Comment devient-on un trombone? Quand le monde ne correspond pas à la fissure idéologique de votre cerveau, vous pensez que vous êtes une Belle Âme tombée en enfer.
Certains vont nous demander de citer des noms. Dans le passé, nous n’avons pas hésité et nous avons cité des noms et des prénoms. Mais ils sont si nombreux que l’on risque d’être injuste en en citant certains et en en épargnant d’autres. Peut-être serait-il plus simple de signaler ceux qui, parmi les célèbrités, ne le sont pas. Je vous propose de dresser votre propre catalogue ad personam: notez les noms les plus en vue dans la presse, les médias, l’édition, ou les présentateurs, invités et influenceurs dans les émissions de télévision, les talk-shows, les réseaux sociaux, et vous obtiendrez une riche liste de trombones ; ou si vous voulez simplifier le test, notez plutôt ceux qui ne le sont pas, car ils sont beaucoup moins nombreux.

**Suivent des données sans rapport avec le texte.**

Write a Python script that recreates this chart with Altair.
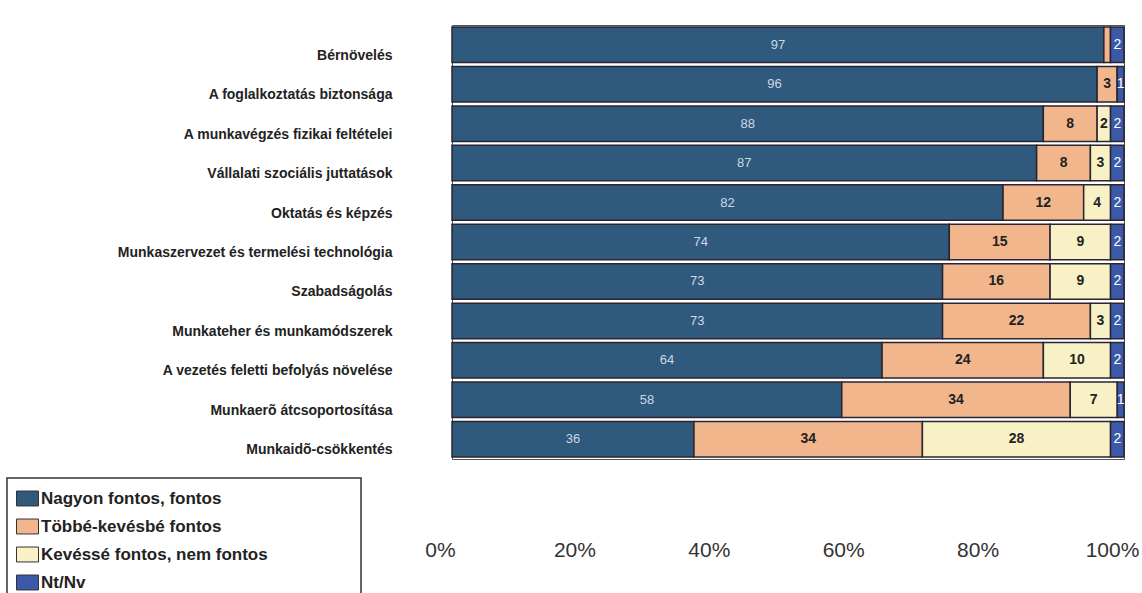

Pour combattre le trombonisme, il n’est pas besoin d’une idéologie du signe opposé. Il faut ouvrir les fenêtres, découvrir la réalité avec ses imperfections, ses variétés et ses dissonances, faire preuve de bon sens. Revenir sur terre et savoir distinguer le jour de la nuit, l’hiver de l’été, le trombone de l’intelligence.